The Tigers went 8-12 in Farine’s red-shirt campaign. Last season, Farine’s first on the court, they cracked .500 and made the semifinals. This season, the Tigers went 13-7, got hot down the stretch, and put it all together in the end. Farine did it all at the Final 6, averaging 29.6 points, 7.6 rebounds and 6.0 assists, and he dished to his supporting cast — as Beattie will attest — when opponents locked him down.

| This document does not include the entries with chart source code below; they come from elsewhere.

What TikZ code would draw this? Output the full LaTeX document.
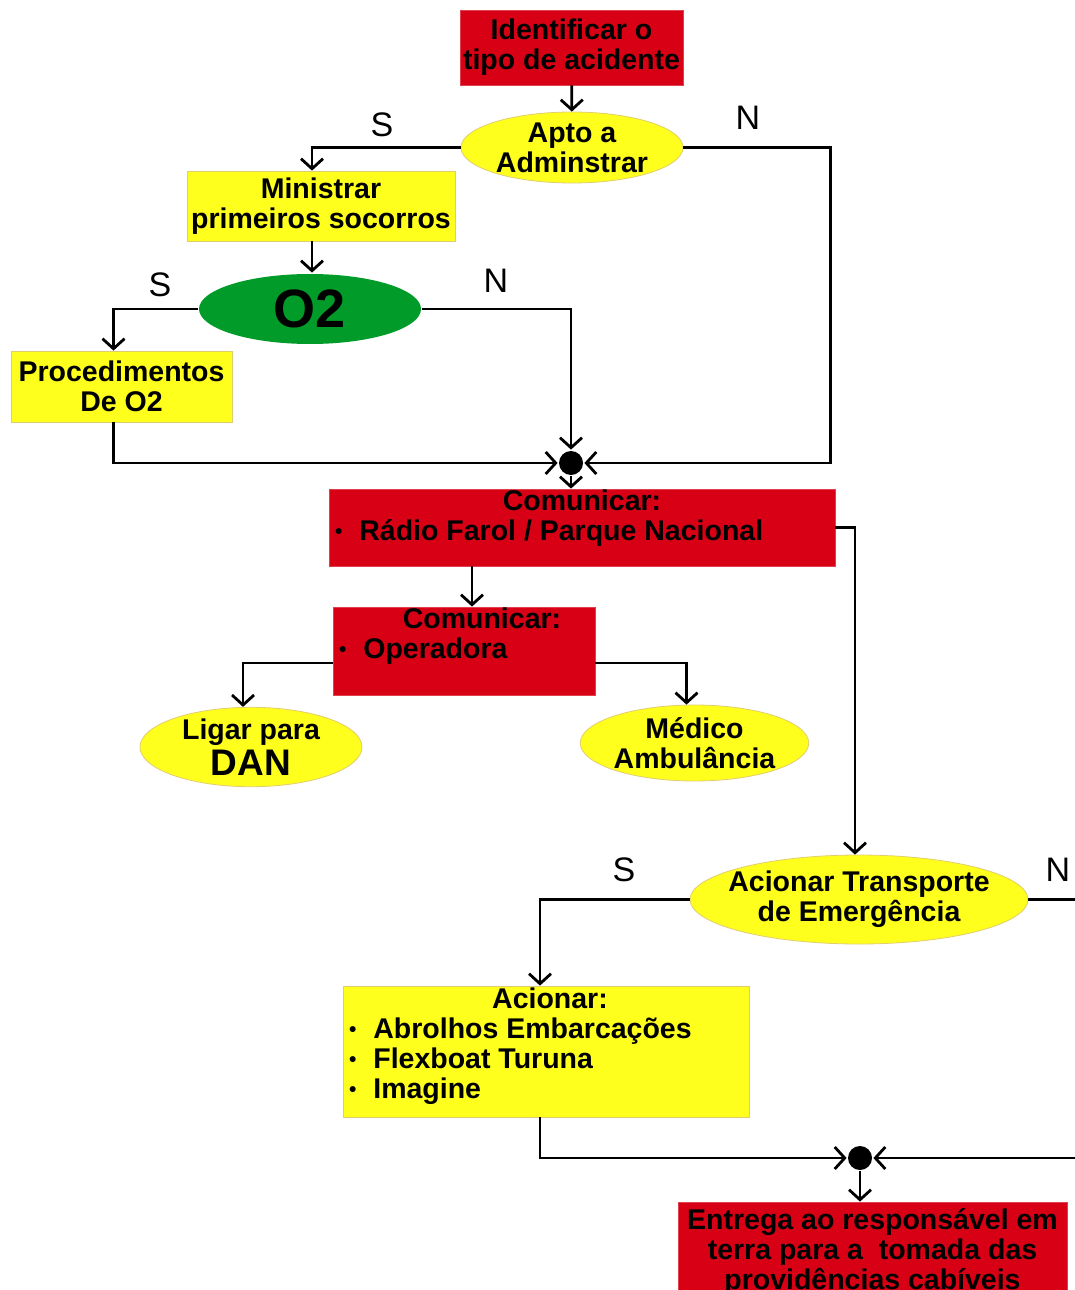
\documentclass[tikz,border=0pt]{standalone}
\usepackage{fontspec}
\setmainfont{Liberation Sans}
\usetikzlibrary{shapes.geometric,arrows.meta}
\definecolor{boxred}{RGB}{216,0,20}
\definecolor{boxyellow}{RGB}{255,255,30}
\definecolor{boxedge}{RGB}{225,205,110}
\definecolor{ovalgreen}{RGB}{0,155,40}
\newcommand{\blt}{\raisebox{2.5pt}{\fontsize{21}{21}\selectfont\textbullet}\hspace{17pt}}

\begin{document}
\begin{tikzpicture}[x=1pt,y=-1pt,line width=2.8pt,
    >={Straight Barb[length=10pt,width=22pt]},
    redbox/.style={rectangle,fill=boxred,draw=boxred!75!white,line width=0.8pt,inner sep=0pt,align=center,font=\bfseries\fontsize{28.5}{30}\selectfont},
    yelbox/.style={rectangle,fill=boxyellow,draw=boxedge,line width=0.8pt,inner sep=0pt,align=center,font=\bfseries\fontsize{28.5}{30}\selectfont},
    yeloval/.style={ellipse,fill=boxyellow,draw=boxedge,line width=0.8pt,inner sep=0pt,align=center,font=\bfseries\fontsize{28.5}{30}\selectfont},
    dot/.style={circle,fill=black,minimum size=24pt,inner sep=0pt},
    lbl/.style={font=\fontsize{34}{34}\selectfont}]
            \useasboundingbox (0,0) rectangle (1075,1290);
            \clip (0,0) rectangle (1075,1290);
            % boxes and ovals
            \node[redbox,minimum width=223,minimum height=75] (ident) at (571.5,47.5) {Identificar o\\tipo de acidente};
            \node[yeloval,minimum width=222,minimum height=71] (apto) at (572,147.5) {Apto a\\Adminstrar};
            \node[yelbox,minimum width=268,minimum height=70] (ministrar) at (321,206) {Ministrar\\primeiros socorros};
            \node[ellipse,fill=ovalgreen,inner sep=0pt,minimum width=222,minimum height=70,font=\bfseries\fontsize{54}{54}\selectfont] (o2) at (310,309) {O2};
            \node[yelbox,minimum width=221,minimum height=71] (proc) at (121.5,386.5) {Procedimentos\\De O2};
            \node[dot] (join1) at (571,463) {};
            \node[redbox,minimum width=506,minimum height=77] (comm1) at (582,527.5)
                {\parbox[c][75pt][t]{494pt}{\centering Comunicar:\par\raggedright\blt Rádio Farol / Parque Nacional}};
            \node[redbox,minimum width=262,minimum height=88] (comm2) at (464,651)
                {\parbox[c][86pt][t]{250pt}{\centering\hspace*{36pt}Comunicar:\par\raggedright\blt Operadora}};
            \node[yeloval,minimum width=222,minimum height=72] (dan) at (251,747) {Ligar para\\[3pt]{\fontsize{37}{37}\selectfont DAN}};
            \node[yeloval,minimum width=223,minimum height=76] (medico) at (694.5,743) {Médico\\Ambulância};
            \node[yeloval,inner xsep=-16pt,minimum width=338,minimum height=89] (transp) at (859,899.5) {Acionar Transporte\\de Emergência};
            \node[yelbox,minimum width=406,minimum height=131] (acionar) at (546,1051.5)
                {\parbox[c][127pt][t]{394pt}{\centering\hspace*{8pt}Acionar:\par\raggedright\blt Abrolhos Embarcações\par\blt Flexboat Turuna\par\blt Imagine}};
            \node[dot] (join2) at (860,1158) {};
            \node[redbox,minimum width=389,minimum height=100] (final) at (872.5,1252) {Entrega ao responsável em\\terra para a~ tomada das\\providências cabíveis};
            % S / N labels
            \node[lbl] (s1) at (382,125) {S};
            \node[lbl] (n1) at (748,118) {N};
            \node[lbl] (s2) at (160,285) {S};
            \node[lbl] (n2) at (496,281) {N};
            \node[lbl] (s3) at (624,870) {S};
            \node[lbl] (n3) at (1058,870) {N};
            % connectors
            \draw[->] (ident) -- (apto);
            \draw[->] (apto.west) -| ([xshift=-9pt]ministrar.north);
            \draw[->] (apto.east) -- ++(147,0) |- (join1);
            \draw[->] ([xshift=-9pt]ministrar.south) -- ([xshift=2pt]o2.north);
            \draw[->] (o2.west) -| ([xshift=-8pt]proc.north);
            \draw[->] (o2.east) -| (join1);
            \draw[->] ([xshift=-8pt]proc.south) |- (join1);
            \draw[->] (join1) -- ([xshift=-11pt]comm1.north);
            \draw[->] ([xshift=-110pt]comm1.south) -- ([xshift=8pt]comm2.north);
            \draw[->] ([yshift=-12pt]comm2.west) -| ([xshift=-8pt]dan.north);
            \draw[->] ([yshift=-12pt]comm2.east) -| ([xshift=-8pt]medico.north);
            \draw[->] (comm1.east) -| ([xshift=-4pt]transp.north);
            \draw[->] (transp.west) -| ([xshift=-6pt]acionar.north);
            \draw[->] (transp.east) -- ++(62,0) |- (join2);
            \draw[->] ([xshift=-6pt]acionar.south) |- (join2);
            \draw[->] (join2) -- ([xshift=-12.5pt]final.north);
        \end{tikzpicture}
\end{document}
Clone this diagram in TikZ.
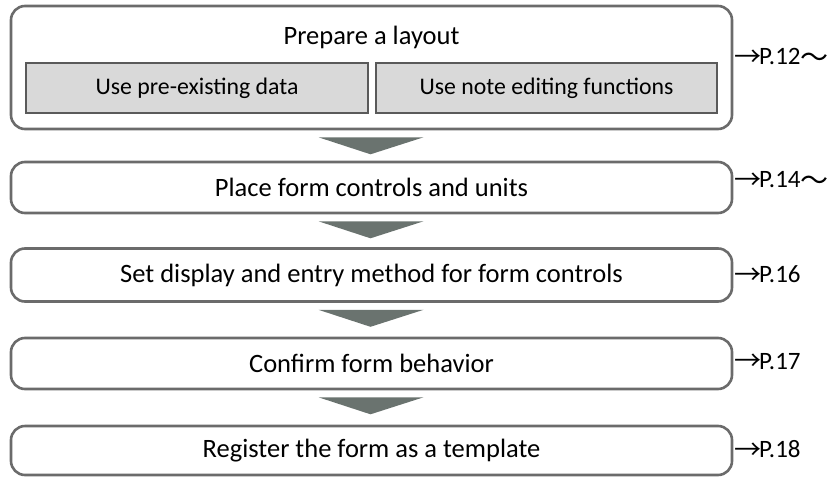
\documentclass[tikz,border=0pt]{standalone}
\usepackage{fontspec}
\setmainfont{Carlito}
\newfontfamily\symfont{Noto Sans CJK JP}
\usetikzlibrary{calc}
\definecolor{frame}{HTML}{6B6B6B}
\definecolor{subframe}{HTML}{5A5A5A}
\definecolor{subfill}{HTML}{D9D9D9}
\definecolor{flow}{HTML}{6A736F}
\tikzset{
  stepbox/.style={draw=frame, line width=2.6pt, rounded corners=14pt, fill=white,
    minimum width=721pt, inner sep=0pt, font=\fontsize{26.5}{30}\selectfont},
  subbox/.style={draw=subframe, line width=2.2pt, fill=subfill, minimum height=50pt,
    inner sep=0pt, font=\fontsize{23.8}{27}\selectfont},
  pageref/.style={anchor=west, inner sep=0pt, font=\fontsize{25}{28}\selectfont},
  flowarrow/.style={fill=flow, draw=none}
}
\newcommand{\toarrow}{\raisebox{-1.5pt}{\symfont\fontsize{27}{28}\selectfont →}\hspace{-2pt}}
\newcommand{\onward}{\raisebox{-2.5pt}{\symfont\fontsize{28}{28}\selectfont ～}}
\begin{document}
\begin{tikzpicture}[x=1pt, y=-1pt]
  \useasboundingbox (0,0) rectangle (833,477);
  % step boxes
  \node[stepbox, minimum height=123pt] (b1) at (371.5,67.5) {};
  \node[font=\fontsize{26.5}{30}\selectfont] (t1) at (371.5,37) {Prepare a layout};
  \node[subbox, minimum width=342pt] (s1) at (197,88) {Use pre-existing data};
  \node[subbox, minimum width=341pt] (s2) at (546.5,88) {Use note editing functions};
  \node[stepbox, minimum height=51pt] (b2) at (371.5,187.5) {Place form controls and units};
  \node[stepbox, minimum height=53pt] (b3) at (371.5,275) {Set display and entry method for form controls};
  \node[stepbox, minimum height=51pt] (b4) at (371.5,363.5) {Confirm form behavior};
  \node[stepbox, minimum height=49pt] (b5) at (371.5,450.5) {Register the form as a template};
  % flow arrows between steps (y grows downwards)
  \foreach \a/\b in {b1/b2, b2/b3, b3/b4, b4/b5}{
    \fill[flowarrow] ($(\a.south)+(-53,7)$) -- ($(\a.south)+(52,7)$)
      -- ($(\a.south)+(-1,24)$) -- cycle;
  }
  % page references
  \node[pageref] (p1) at (734,58) {\toarrow P.12\onward};
  \node[pageref] (p2) at (734,181) {\toarrow P.14\onward};
  \node[pageref] (p3) at (734,275) {\toarrow P.16};
  \node[pageref] (p4) at (734,362) {\toarrow P.17};
  \node[pageref] (p5) at (734,450) {\toarrow P.18};
\end{tikzpicture}
\end{document}
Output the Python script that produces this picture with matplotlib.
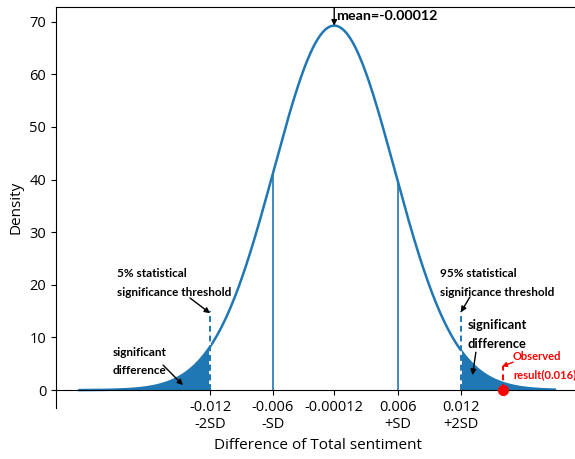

“As a team, we believed in each other,” Farine said. “We believed we could win and we believed we could win big games. We played hard and it worked out in the end.”

Dal third, X eighth

  • The Dalhousie Tigers will face the British Columbia Thunderbirds in the quarter-finals at the Canadian Interuniversity Sport Final 8 men’s basketball
  • Dal earned the sixth seed at the Final 8, which is being held at Scotiabank Place in Ottawa. The Thunderbirds grabbed the third seed after going 21-2 in the regular season and losing in the Canada West final to the Calgary Dinos.
  • The host Carleton Ravens are No. 1.
  • The St. Francis Xavier X-Men, who lost to the Tigers in the AUS final, also earned a trip to nationals and are seeded eighth. They open the Final 8 against Carleton.